Pick out all lines of the entries that include the word "Convert" and copy them.

**** Provided records

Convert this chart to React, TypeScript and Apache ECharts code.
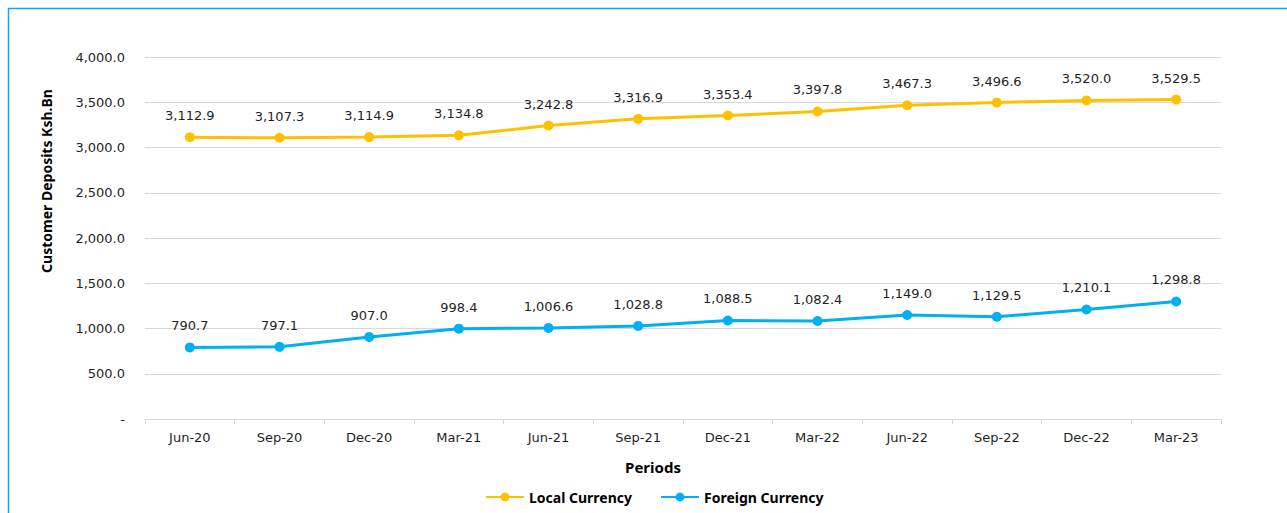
import React, { useEffect, useRef } from "react";
import * as echarts from "echarts";

const categories = ["Jun-20", "Sep-20", "Dec-20", "Mar-21", "Jun-21", "Sep-21", "Dec-21", "Mar-22", "Jun-22", "Sep-22", "Dec-22", "Mar-23"];
const localCurrency = [3112.9, 3107.3, 3114.9, 3134.8, 3242.8, 3316.9, 3353.4, 3397.8, 3467.3, 3496.6, 3520.0, 3529.5];
const foreignCurrency = [790.7, 797.1, 907.0, 998.4, 1006.6, 1028.8, 1088.5, 1082.4, 1149.0, 1129.5, 1210.1, 1298.8];
const yAxisTitle = "Customer Deposits Ksh.Bn";
const xAxisTitle = "Periods";

const fmt = (v: number) =>
  v.toLocaleString("en-US", { minimumFractionDigits: 1, maximumFractionDigits: 1 });

const numFont = "'DejaVu Sans', Verdana, sans-serif";
const boldFont = "'Noto Sans', 'Open Sans', sans-serif";

export default function App() {
  const ref = useRef<HTMLDivElement>(null);
  useEffect(() => {
    if (!ref.current) return;
    const chart = echarts.init(ref.current, null, { renderer: "svg" });
    const labelStyle = {
      show: true,
      position: "top" as const,
      distance: 10,
      color: "#1f1f1f",
      fontFamily: numFont,
      fontSize: 13,
      formatter: (p: any) => fmt(p.value),
    };
    chart.setOption({
      animation: false,
      backgroundColor: "#ffffff",
      grid: { left: 145, right: 66, top: 57, bottom: 94, containLabel: false },
      legend: {
        left: 480,
        top: 485,
        itemWidth: 38,
        itemHeight: 11,
        itemGap: 28,
        textStyle: { fontFamily: boldFont, fontWeight: "bold", fontSize: 14, color: "#000" },
        data: ["Local Currency", "Foreign Currency"],
      },
      xAxis: {
        type: "category",
        data: categories,
        boundaryGap: true,
        axisLine: { lineStyle: { color: "#d9d9d9", width: 1 } },
        axisTick: { show: true, length: 5, lineStyle: { color: "#d9d9d9" } },
        axisLabel: { color: "#1f1f1f", fontFamily: numFont, fontSize: 13, margin: 12 },
      },
      yAxis: {
        type: "value",
        min: 0,
        max: 4000,
        interval: 500,
        axisLine: { show: false },
        axisTick: { show: false },
        splitLine: { lineStyle: { color: "#d9d9d9", width: 1 } },
        axisLabel: {
          color: "#1f1f1f",
          fontFamily: numFont,
          fontSize: 13,
          margin: 20,
          formatter: (v: number) => (v === 0 ? "-" : fmt(v)),
        },
      },
      graphic: [
        {
          type: "rect",
          shape: { x: 8.5, y: 8.5, width: 1400, height: 600 },
          style: { fill: "none", stroke: "#00B0F0", lineWidth: 1.5 },
          silent: true,
        },
        {
          type: "text",
          x: 46,
          y: 181,
          rotation: Math.PI / 2,
          style: {
            text: yAxisTitle,
            fontFamily: boldFont,
            fontWeight: "bold",
            fontSize: 14,
            fill: "#000",
            align: "center",
            verticalAlign: "middle",
          },
        },
        {
          type: "text",
          x: 653,
          y: 467,
          style: {
            text: xAxisTitle,
            fontFamily: boldFont,
            fontWeight: "bold",
            fontSize: 15,
            fill: "#000",
            align: "center",
            verticalAlign: "middle",
          },
        },
      ],
      series: [
        {
          name: "Local Currency",
          type: "line",
          data: localCurrency,
          symbol: "circle",
          symbolSize: 10,
          lineStyle: { color: "#FFC000", width: 3 },
          itemStyle: { color: "#FFC000" },
          label: labelStyle,
        },
        {
          name: "Foreign Currency",
          type: "line",
          data: foreignCurrency,
          symbol: "circle",
          symbolSize: 10,
          lineStyle: { color: "#00B0F0", width: 3 },
          itemStyle: { color: "#00B0F0" },
          label: labelStyle,
        },
      ],
    });
    return () => chart.dispose();
  }, []);
  return (
    <div
      ref={ref}
      style={{ position: "fixed", left: 0, top: 0, width: 1287, height: 513 }}
    />
  );
}
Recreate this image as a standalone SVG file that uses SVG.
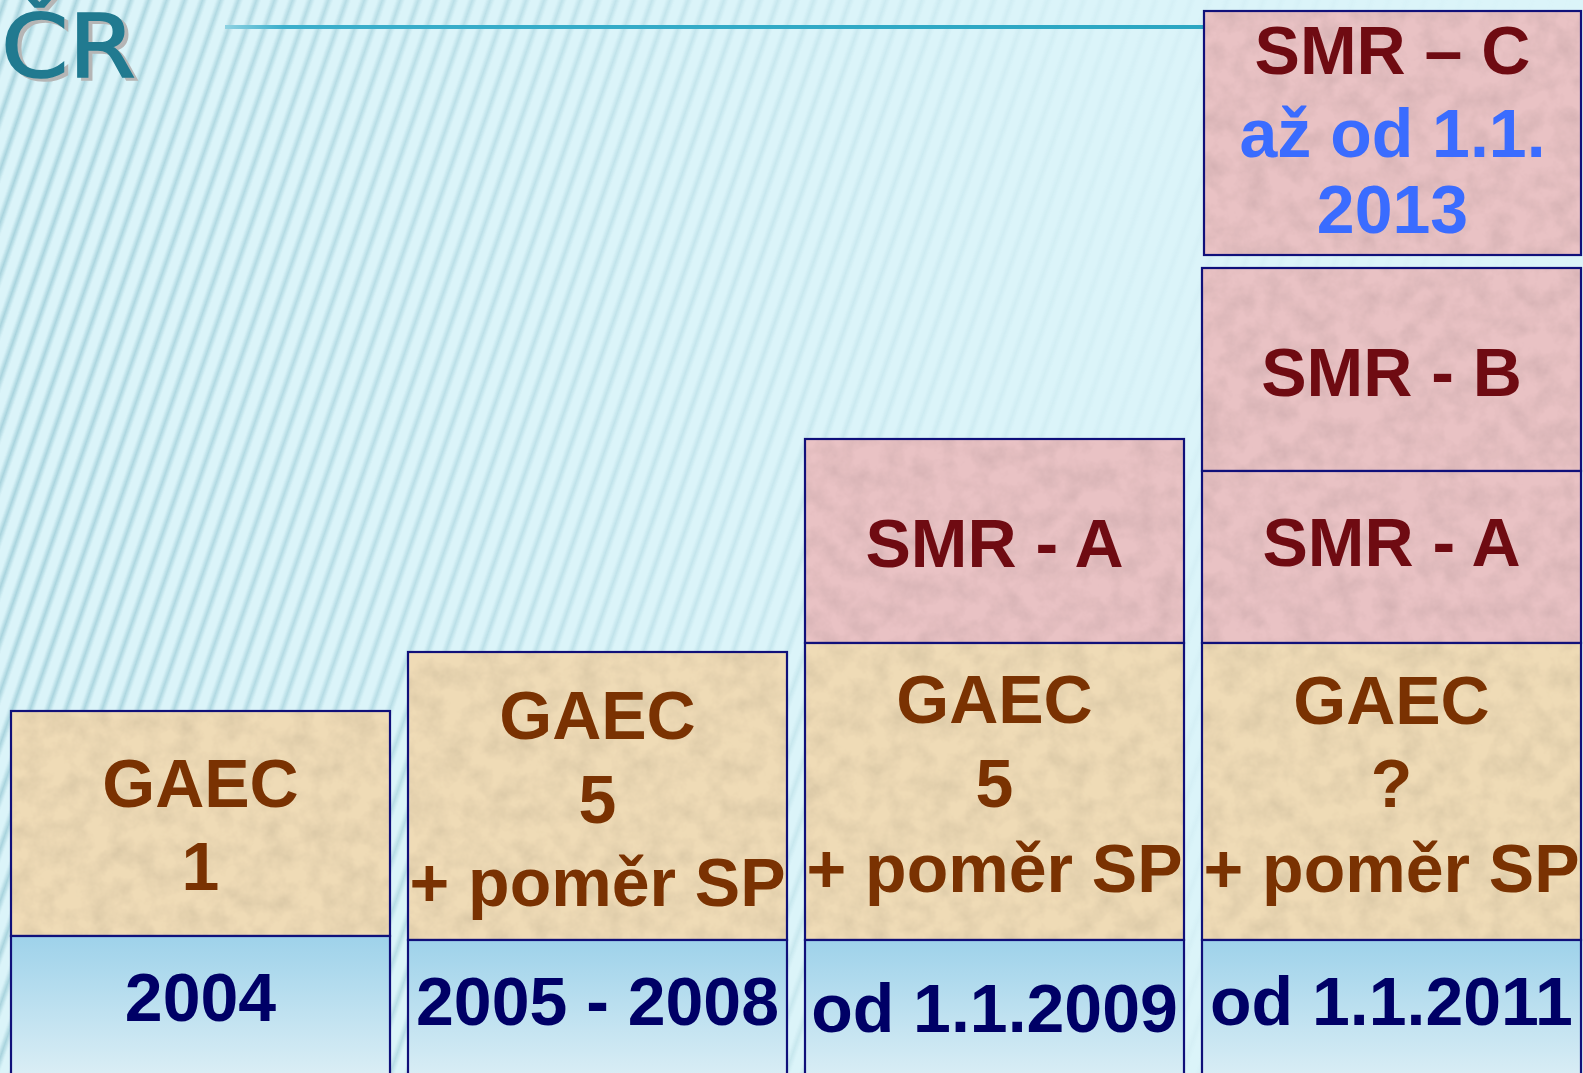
<svg xmlns="http://www.w3.org/2000/svg" width="1583" height="1073" viewBox="0 0 1583 1073">
<defs>
<style>
.cell{stroke:#10107a;stroke-width:2.2}
.gaec{fill:#efdbb6}
.smr{fill:#e9c2c4}
.year{fill:url(#yearGrad)}
text{font-family:"Liberation Sans",Arial,sans-serif;font-weight:bold;font-size:68px;text-anchor:middle}
.tg{fill:#7a3202}
.ts{fill:#6f0b12}
.ty{fill:#000066}
.tb{fill:#3a6cff}
.title{font-family:"DejaVu Sans",sans-serif;font-weight:normal;font-size:88px;text-anchor:start;stroke-width:1.6}
</style>
<linearGradient id="yearGrad" x1="0" y1="0" x2="0" y2="1">
<stop offset="0" stop-color="#9ed2ea"/>
<stop offset="1" stop-color="#dff0f6"/>
</linearGradient>
<linearGradient id="stripeGrad" x1="0" y1="0" x2="1" y2="0">
<stop offset="0" stop-color="#9ccbd6" stop-opacity="0"/>
<stop offset="0.5" stop-color="#9ccbd6" stop-opacity="1"/>
<stop offset="1" stop-color="#9ccbd6" stop-opacity="0"/>
</linearGradient>
<pattern id="stripes" patternUnits="userSpaceOnUse" width="17" height="200" patternTransform="rotate(19)">
<rect x="0" y="0" width="9" height="200" fill="url(#stripeGrad)"/>
</pattern>
<linearGradient id="fadeX" x1="0" y1="0" x2="1" y2="0">
<stop offset="0" stop-color="#fff" stop-opacity="0.8"/>
<stop offset="0.35" stop-color="#fff" stop-opacity="0.45"/>
<stop offset="0.7" stop-color="#fff" stop-opacity="0.1"/>
<stop offset="1" stop-color="#fff" stop-opacity="0"/>
</linearGradient>
<mask id="stripeMask">
<rect x="0" y="0" width="1583" height="1073" fill="url(#fadeX)"/>
</mask>
<linearGradient id="lineGrad" x1="0" y1="0" x2="1" y2="0">
<stop offset="0" stop-color="#8fd2e2"/>
<stop offset="0.06" stop-color="#3aaecb"/>
<stop offset="1" stop-color="#2aa6c2"/>
</linearGradient>
<filter id="mottle" x="0" y="0" width="1" height="1">
<feTurbulence type="fractalNoise" baseFrequency="0.045" numOctaves="4" seed="5" result="n"/>
<feColorMatrix in="n" type="matrix" values="0.3 0 0 0 0.8  0.3 0 0 0 0.8  0.3 0 0 0 0.8  0 0 0 0 1" result="g"/>
<feBlend in="SourceGraphic" in2="g" mode="multiply" result="b"/>
<feComposite in="b" in2="SourceGraphic" operator="in"/>
</filter>
</defs>

<g id="background">
<rect x="0" y="0" width="1583" height="1073" fill="#dbf4f9"/>
<rect x="0" y="0" width="1583" height="1073" fill="url(#stripes)" mask="url(#stripeMask)"/>
</g>

<g id="title">
<text class="title" transform="translate(5,80) scale(1.1,1)" x="0" y="0" fill="#b5b5b5" stroke="#b5b5b5">ČR</text>
<text class="title" transform="translate(1,77) scale(1.1,1)" x="0" y="0" fill="#217a90" stroke="#217a90">ČR</text>
<rect x="225" y="25" width="980" height="4" fill="url(#lineGrad)"/>
</g>

<g id="connectors"/>

<g id="col-2004">
<g id="gaec-2004">
<rect class="gaec" x="11" y="711" width="379" height="225" filter="url(#mottle)"/>
<rect x="11" y="711" width="379" height="225" fill="none" class="cell"/>
<text class="tg" x="200.5" y="807">GAEC</text>
<text class="tg" x="200.5" y="890">1</text>
</g>
<g id="year-2004">
<rect class="cell year" x="11" y="936" width="379" height="150"/>
<text class="ty" x="200.5" y="1021">2004</text>
</g>
</g>

<g id="col-2005">
<g id="gaec-2005">
<rect class="gaec" x="408" y="652" width="379" height="288" filter="url(#mottle)"/>
<rect x="408" y="652" width="379" height="288" fill="none" class="cell"/>
<text class="tg" x="597.5" y="739">GAEC</text>
<text class="tg" x="597.5" y="823">5</text>
<text class="tg" x="597.5" y="906">+ poměr SP</text>
</g>
<g id="year-2005">
<rect class="cell year" x="408" y="940" width="379" height="150"/>
<text class="ty" x="597.5" y="1025">2005 - 2008</text>
</g>
</g>

<g id="col-2009">
<g id="smra-2009">
<rect class="smr" x="805" y="439" width="379" height="204" filter="url(#mottle)"/>
<rect x="805" y="439" width="379" height="204" fill="none" class="cell"/>
<text class="ts" x="994.5" y="567">SMR - A</text>
</g>
<g id="gaec-2009">
<rect class="gaec" x="805" y="643" width="379" height="297" filter="url(#mottle)"/>
<rect x="805" y="643" width="379" height="297" fill="none" class="cell"/>
<text class="tg" x="994.5" y="723">GAEC</text>
<text class="tg" x="994.5" y="807">5</text>
<text class="tg" x="994.5" y="892">+ poměr SP</text>
</g>
<g id="year-2009">
<rect class="cell year" x="805" y="940" width="379" height="150"/>
<text class="ty" x="994.5" y="1032">od 1.1.2009</text>
</g>
</g>

<g id="col-2011">
<g id="smrc-2013">
<rect class="smr" x="1204" y="11" width="377" height="244" filter="url(#mottle)"/>
<rect x="1204" y="11" width="377" height="244" fill="none" class="cell"/>
<text class="ts" x="1392.5" y="74">SMR – C</text>
<text class="tb" x="1392.5" y="157">až od 1.1.</text>
<text class="tb" x="1392.5" y="233">2013</text>
</g>
<g id="smrb-2011">
<rect class="smr" x="1202" y="268" width="379" height="203" filter="url(#mottle)"/>
<rect x="1202" y="268" width="379" height="203" fill="none" class="cell"/>
<text class="ts" x="1391.5" y="396">SMR - B</text>
</g>
<g id="smra-2011">
<rect class="smr" x="1202" y="471" width="379" height="172" filter="url(#mottle)"/>
<rect x="1202" y="471" width="379" height="172" fill="none" class="cell"/>
<text class="ts" x="1391.5" y="566">SMR - A</text>
</g>
<g id="gaec-2011">
<rect class="gaec" x="1202" y="643" width="379" height="297" filter="url(#mottle)"/>
<rect x="1202" y="643" width="379" height="297" fill="none" class="cell"/>
<text class="tg" x="1391.5" y="724">GAEC</text>
<text class="tg" x="1391.5" y="807">?</text>
<text class="tg" x="1391.5" y="892">+ poměr SP</text>
</g>
<g id="year-2011">
<rect class="cell year" x="1202" y="940" width="379" height="150"/>
<text class="ty" x="1391.5" y="1025">od 1.1.2011</text>
</g>
</g>
</svg>
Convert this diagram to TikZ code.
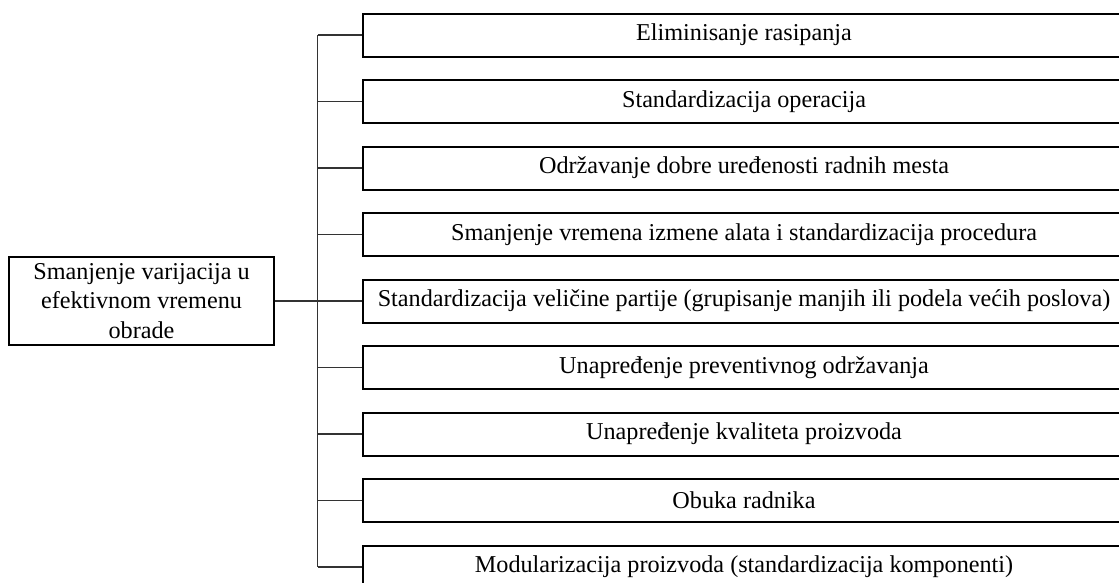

********

◆ Task output:
Convert this chart to React, TypeScript and Apache ECharts code.
Convert this diagram to TikZ code.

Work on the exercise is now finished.